Keyboard Shortcut Detour 2
The Key Down events when pressing
tab now report a VKey value of Two-Byte Character, whereas in LabVIEW they are both ASCII. I thought this might be Unicode related, but curiously all other keyboard inputs have a VKey value of ASCII. It’s not clear why
tab are receiving special treatment. Not a problem per se, but something to be aware of.
Also worth pointing out is the Char value for a Key Down event appears to be encoded in UTF-16 LE format, presumably straight from a Windows API. As mentioned above, LabVIEW uses UTF-16 BE when converting between byte arrays and strings, so in the case of the Char value, its bytes first need to be swapped.
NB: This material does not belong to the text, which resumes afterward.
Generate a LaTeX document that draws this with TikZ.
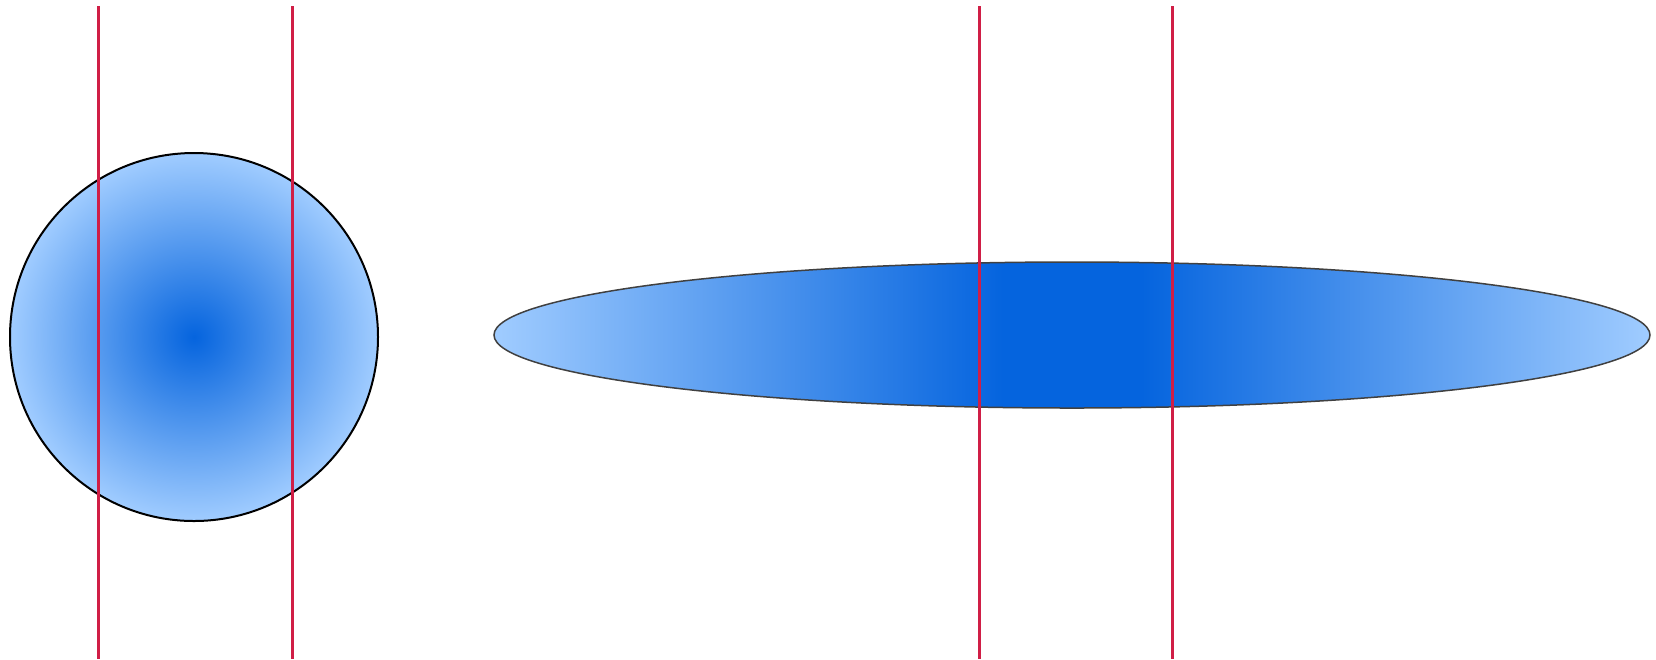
\documentclass[tikz,border=0pt]{standalone}
\usepackage{xcolor}
\usepackage{tikz}
\definecolor{blobdark}{RGB}{5,100,222}
\definecolor{bloblight}{RGB}{160,204,255}
\definecolor{cutred}{RGB}{208,30,70}
\pgfdeclareradialshading{blobball}{\pgfpoint{0bp}{0bp}}{%
  color(0bp)=(blobdark); color(25bp)=(bloblight); color(50bp)=(bloblight)}
\pgfdeclarehorizontalshading{blobflat}{100bp}{%
  color(0bp)=(bloblight); color(25bp)=(bloblight); color(47bp)=(blobdark);
  color(53bp)=(blobdark); color(75bp)=(bloblight); color(100bp)=(bloblight)}
\tikzset{
  ballshape/.style ={draw=black,line width=0.2mm,shading=blobball},
  flatshape/.style ={draw=black!75,line width=0.15mm,shading=blobflat},
  cutline/.style   ={draw=cutred,line width=0.3mm},
}

\begin{document}
\begin{tikzpicture}[x=0.1mm,y=0.1mm]
\useasboundingbox (0,0) rectangle (1656,659);

% round blob
\path[ballshape] (194,322) circle [radius=184];

% stretched blob
\path[flatshape] (1072,324) ellipse [x radius=578, y radius=73];

% cuts
\foreach \x in {98.5,292.5,979,1172}{\draw[cutline] (\x,653) -- (\x,0);}

\end{tikzpicture}
\end{document}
If I hadn’t done that little refresher on Unicode when updating the DLLs, it would’ve taken a lot longer to realize the Char was a little endian byte order. Perhaps NXG should convert the Char value to big endian byte order before being returned in the event node (or even returned as a string?)
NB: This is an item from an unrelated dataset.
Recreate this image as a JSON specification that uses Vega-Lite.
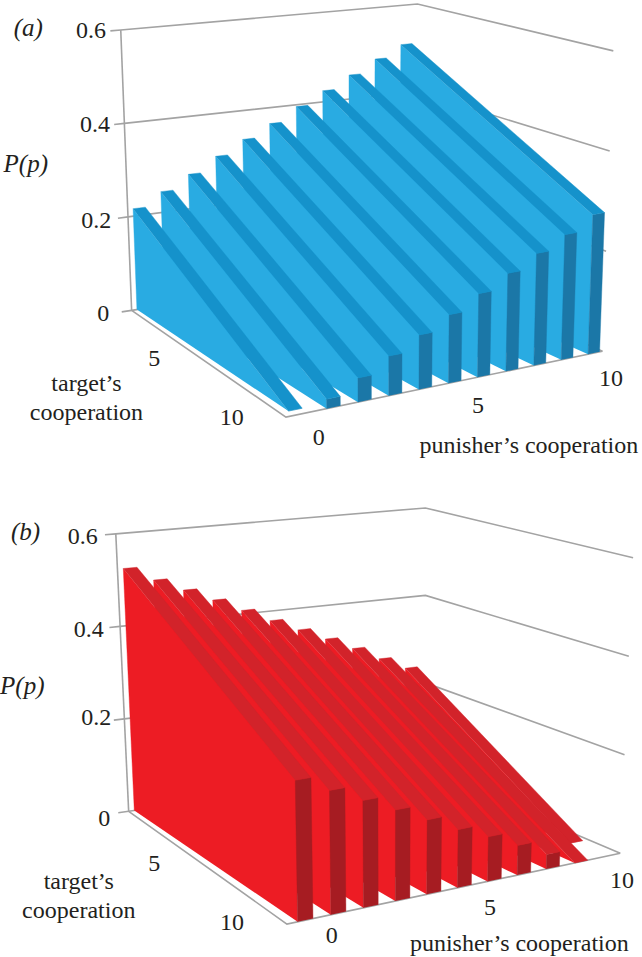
{"$schema":"https://vega.github.io/schema/vega-lite/v6.json","width":642,"height":957,"autosize":{"type":"fit","contains":"padding"},"padding":0,"background":"white","config":{"view":{"stroke":null}},
"data":{"values":[
{"kind":"wall","panel":"a","P":0},{"kind":"wall","panel":"a","P":0.2},{"kind":"wall","panel":"a","P":0.4},{"kind":"wall","panel":"a","P":0.6},{"kind":"post","panel":"a"},{"kind":"floor","panel":"a"},
{"kind":"wall","panel":"b","P":0},{"kind":"wall","panel":"b","P":0.2},{"kind":"wall","panel":"b","P":0.4},{"kind":"wall","panel":"b","P":0.6},{"kind":"post","panel":"b"},{"kind":"floor","panel":"b"},
{"kind":"slab","panel":"a","punisher":10,"P_t0":0.511,"P_t10":0.278,"t_end":10},
{"kind":"slab","panel":"a","punisher":9,"P_t0":0.484,"P_t10":0.248,"t_end":10},
{"kind":"slab","panel":"a","punisher":8,"P_t0":0.454,"P_t10":0.221,"t_end":10},
{"kind":"slab","panel":"a","punisher":7,"P_t0":0.425,"P_t10":0.192,"t_end":10},
{"kind":"slab","panel":"a","punisher":6,"P_t0":0.396,"P_t10":0.163,"t_end":10},
{"kind":"slab","panel":"a","punisher":5,"P_t0":0.365,"P_t10":0.133,"t_end":10},
{"kind":"slab","panel":"a","punisher":4,"P_t0":0.337,"P_t10":0.105,"t_end":10},
{"kind":"slab","panel":"a","punisher":3,"P_t0":0.307,"P_t10":0.076,"t_end":10},
{"kind":"slab","panel":"a","punisher":2,"P_t0":0.275,"P_t10":0.046,"t_end":10},
{"kind":"slab","panel":"a","punisher":1,"P_t0":0.245,"P_t10":0.018,"t_end":10},
{"kind":"slab","panel":"a","punisher":0,"P_t0":0.216,"P_t10":0,"t_end":9.6},
{"kind":"slab","panel":"b","punisher":10,"P_t0":0.239,"P_t10":0,"t_end":8.35},
{"kind":"slab","panel":"b","punisher":9,"P_t0":0.267,"P_t10":0,"t_end":10},
{"kind":"slab","panel":"b","punisher":8,"P_t0":0.297,"P_t10":0.029,"t_end":10},
{"kind":"slab","panel":"b","punisher":7,"P_t0":0.325,"P_t10":0.059,"t_end":10},
{"kind":"slab","panel":"b","punisher":6,"P_t0":0.352,"P_t10":0.088,"t_end":10},
{"kind":"slab","panel":"b","punisher":5,"P_t0":0.379,"P_t10":0.114,"t_end":10},
{"kind":"slab","panel":"b","punisher":4,"P_t0":0.408,"P_t10":0.145,"t_end":10},
{"kind":"slab","panel":"b","punisher":3,"P_t0":0.437,"P_t10":0.176,"t_end":10},
{"kind":"slab","panel":"b","punisher":2,"P_t0":0.465,"P_t10":0.206,"t_end":10},
{"kind":"slab","panel":"b","punisher":1,"P_t0":0.493,"P_t10":0.237,"t_end":10},
{"kind":"slab","panel":"b","punisher":0,"P_t0":0.524,"P_t10":0.268,"t_end":10},
{"kind":"label","panel":"a","text":"(a)","p":-3.1,"t":0,"P":0.62,"italic":true},
{"kind":"label","panel":"a","text":"0.6","p":-1,"t":0,"P":0.604},
{"kind":"label","panel":"a","text":"0.4","p":-1,"t":0,"P":0.404},
{"kind":"label","panel":"a","text":"0.2","p":-1.1,"t":0,"P":0.2},
{"kind":"label","panel":"a","text":"0","p":-1,"t":0,"P":0.002},
{"kind":"label","panel":"a","text":"P(p)","p":-3.43,"t":0,"P":0.338,"italic":true},
{"kind":"label","panel":"a","text":"5","p":-1.3,"t":3.96,"P":0},
{"kind":"label","panel":"a","text":"10","p":-1.36,"t":9.26,"P":0},
{"kind":"label","panel":"a","text":"target’s\ncooperation","p":-4.02,"t":4.87,"P":0},
{"kind":"label","panel":"a","text":"0","p":0.06,"t":12,"P":0},
{"kind":"label","panel":"a","text":"5","p":4.88,"t":12.2,"P":0},
{"kind":"label","panel":"a","text":"10","p":8.9,"t":12.35,"P":0},
{"kind":"label","panel":"a","text":"punisher’s cooperation","p":4.44,"t":16.05,"P":0},
{"kind":"label","panel":"b","text":"(b)","p":-2.9,"t":0,"P":0.62,"italic":true},
{"kind":"label","panel":"b","text":"0.6","p":-1.07,"t":0,"P":0.6},
{"kind":"label","panel":"b","text":"0.4","p":-1.03,"t":0,"P":0.4},
{"kind":"label","panel":"b","text":"0.2","p":-0.93,"t":0,"P":0.21},
{"kind":"label","panel":"b","text":"0","p":-0.83,"t":0,"P":-0.01},
{"kind":"label","panel":"b","text":"P(p)","p":-3.3,"t":0,"P":0.296,"italic":true},
{"kind":"label","panel":"b","text":"5","p":-1.25,"t":4.08,"P":0},
{"kind":"label","panel":"b","text":"10","p":-1.25,"t":9.13,"P":0},
{"kind":"label","panel":"b","text":"target’s\ncooperation","p":-3.83,"t":4.42,"P":0},
{"kind":"label","panel":"b","text":"0","p":0.64,"t":11.46,"P":0},
{"kind":"label","panel":"b","text":"5","p":5.03,"t":12.0,"P":0},
{"kind":"label","panel":"b","text":"10","p":8.8,"t":12.19,"P":0},
{"kind":"label","panel":"b","text":"punisher’s cooperation","p":4.32,"t":15.08,"P":0}
]},
"transform":[
{"calculate":"datum.panel=='a'?{start:0.025,step:0.0925,thick:0.04,back:0.008}:{start:0.029,step:0.0913,thick:0.042,back:0.012}","as":"geo"},
{"calculate":"datum.geo.start+datum.geo.step*datum.punisher","as":"ul"},
{"calculate":"datum.ul+datum.geo.thick","as":"ur"},
{"calculate":"datum.t_end/10","as":"ve"},
{"calculate":"datum.kind=='slab'?[{f:'side',i:0,u:datum.ul,v:0,z:0},{f:'side',i:1,u:datum.ul,v:0,z:datum.P_t0},{f:'side',i:2,u:datum.ul,v:datum.ve,z:datum.P_t10},{f:'side',i:3,u:datum.ul,v:datum.ve,z:0},{f:'front',i:0,u:datum.ul,v:datum.ve,z:0},{f:'front',i:1,u:datum.ul,v:datum.ve,z:datum.P_t10},{f:'front',i:2,u:datum.ur,v:datum.ve,z:datum.P_t10},{f:'front',i:3,u:datum.ur,v:datum.ve,z:0},{f:'top',i:0,u:datum.ul,v:0,z:datum.P_t0},{f:'top',i:1,u:datum.ur,v:0,z:datum.P_t0},{f:'top',i:2,u:datum.ur,v:datum.ve,z:datum.P_t10},{f:'top',i:3,u:datum.ul,v:datum.ve,z:datum.P_t10}]:datum.kind=='wall'?[{f:'wall',i:0,u:-0.035,v:0,z:datum.P},{f:'wall',i:1,u:0,v:0,z:datum.P},{f:'wall',i:2,u:1,v:0,z:datum.P},{f:'wall',i:3,u:1,v:1,z:datum.P}]:datum.kind=='post'?[{f:'post',i:0,u:0,v:0,z:0},{f:'post',i:1,u:0,v:0,z:0.6}]:datum.kind=='floor'?[{f:'floor',i:0,u:0,v:0,z:0},{f:'floor',i:1,u:0,v:1,z:0},{f:'floor',i:2,u:1,v:1,z:0}]:[{f:'label',i:0,u:datum.p/10,v:datum.t/10,z:datum.P}]","as":"verts"},
{"flatten":["verts"]},
{"calculate":"datum.verts.f","as":"face"},
{"calculate":"datum.verts.i","as":"vertex"},
{"calculate":"datum.verts.v","as":"vv"},
{"calculate":"datum.verts.z","as":"zz"},
{"calculate":"0.07+0.04*datum.vv","as":"warp"},
{"calculate":"datum.kind=='slab'?(1+datum.warp)*datum.verts.u/(1+datum.warp*datum.verts.u)-datum.geo.back*(1-datum.vv):datum.verts.u","as":"ue"},
{"calculate":"[(1-datum.ue)*(1-datum.vv),(1-datum.ue)*datum.vv,datum.ue*datum.vv,datum.ue*(1-datum.vv)]","as":"w"},
{"calculate":"datum.panel=='a'?{x0:[126,282,602,412],y0:[309,416,350,266],x6:[115,277,613,415],y6:[28,96,49,2]}:{x0:[123,283,620,423],y0:[811,924,853,770],x6:[110,277,633,423],y6:[533,606,557,507]}","as":"C"},
{"calculate":"datum.w[0]*datum.C.x0[0]+datum.w[1]*datum.C.x0[1]+datum.w[2]*datum.C.x0[2]+datum.w[3]*datum.C.x0[3]","as":"ax"},
{"calculate":"datum.w[0]*datum.C.x6[0]+datum.w[1]*datum.C.x6[1]+datum.w[2]*datum.C.x6[2]+datum.w[3]*datum.C.x6[3]","as":"bx"},
{"calculate":"datum.w[0]*datum.C.y0[0]+datum.w[1]*datum.C.y0[1]+datum.w[2]*datum.C.y0[2]+datum.w[3]*datum.C.y0[3]","as":"ay"},
{"calculate":"datum.w[0]*datum.C.y6[0]+datum.w[1]*datum.C.y6[1]+datum.w[2]*datum.C.y6[2]+datum.w[3]*datum.C.y6[3]","as":"by"},
{"calculate":"datum.ax+(datum.bx-datum.ax)*datum.zz/0.6","as":"sx"},
{"calculate":"datum.ay+(datum.by-datum.ay)*datum.zz/0.6","as":"sy"},
{"calculate":"datum.panel+'-'+datum.kind+'-'+datum.punisher+'-'+datum.P+'-'+datum.face","as":"g"},
{"calculate":"datum.panel+'-'+datum.face","as":"shade"}
],
"encoding":{
"x":{"field":"sx","type":"quantitative","scale":{"domain":[0,642],"nice":false,"zero":false},"axis":null},
"y":{"field":"sy","type":"quantitative","scale":{"domain":[957,0],"nice":false,"zero":false},"axis":null}
},
"layer":[
{"transform":[{"filter":"datum.kind=='wall'||datum.kind=='post'||datum.kind=='floor'"}],
"mark":{"type":"line","stroke":"#A3A3A3","strokeWidth":1.6,"clip":false},
"encoding":{"detail":{"field":"g"},"order":{"field":"vertex","type":"quantitative"}}},
{"transform":[{"filter":"datum.kind=='slab'"}],
"mark":{"type":"line","strokeWidth":0.4,"strokeJoin":"round"},
"encoding":{"detail":{"field":"g"},"order":{"field":"vertex","type":"quantitative"},
"fill":{"field":"shade","type":"nominal","legend":null,"scale":{"domain":["a-side","a-top","a-front","b-side","b-top","b-front"],"range":["#29ABE2","#1592CB","#1B77A7","#ED1C24","#D2232A","#A61C22"]}},
"stroke":{"field":"shade","type":"nominal","legend":null,"scale":{"domain":["a-side","a-top","a-front","b-side","b-top","b-front"],"range":["#29ABE2","#1592CB","#1B77A7","#ED1C24","#D2232A","#A61C22"]}}}},
{"transform":[{"filter":"datum.kind=='label'&&!datum.italic"}],
"mark":{"type":"text","font":"Liberation Serif","fontSize":24,"color":"#231F20","baseline":"middle","align":"center","lineBreak":"\n","lineHeight":29},
"encoding":{"text":{"field":"text"}}},
{"transform":[{"filter":"datum.kind=='label'&&datum.italic"}],
"mark":{"type":"text","font":"Liberation Serif","fontStyle":"italic","fontSize":25,"color":"#231F20","baseline":"middle","align":"center"},
"encoding":{"text":{"field":"text"}}}
]}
Snippets comparing the differences are below.
|LabVIEW VKey returns ASCII for space.|
|LabVIEW NXG VKey returns Two-Byte Character for space.|
Shared Library Interfarce
Dealing with DLLs in NXG means using the Shared Library Interface (SLI). I have nothing nice to say about this interface, or the SLI experience in general. It works, but it is terrible.
|SLI. Not even once.|
FYI there are four different bugs visible in this one screenshot. Yeah.
Thankfully I didn’t have to spend too much time with the SLI. It was easily the worst part of this project conversion experience.
The End Result
Here’s the converted Dataflow DJ in action!
All said and done, was it worth the effort? As an academic exercise, yes. The result isn’t spectacular, but it mostly works. I’m much more familiar with what LabVIEW NXG is capable of, but more importantly what it isn’t yet capabable of. I’ll definitely keep this project around to test the performance of future LabVIEW NXG versions.
Beyond this exercise, do I have a need for LabVIEW NXG? No. Or at least not for a long while. It offers very little that LabVIEW 20xx does’t already do (the big exception being webVIs). The one NXG feature I do like is how snappy LabVIEW feels after using it!
I really wanted to highlight more good bits during this process, but the truth is they just weren’t there. There was no “That’s why I need to use NXG!” moment which I was hoping to find. The latest LabVIEW NXG roadmap has a few promising features slated for the next release, so it’ll be interesting to test this project again with NXG 5.0.
And so the experiment ends here. Thanks for reading.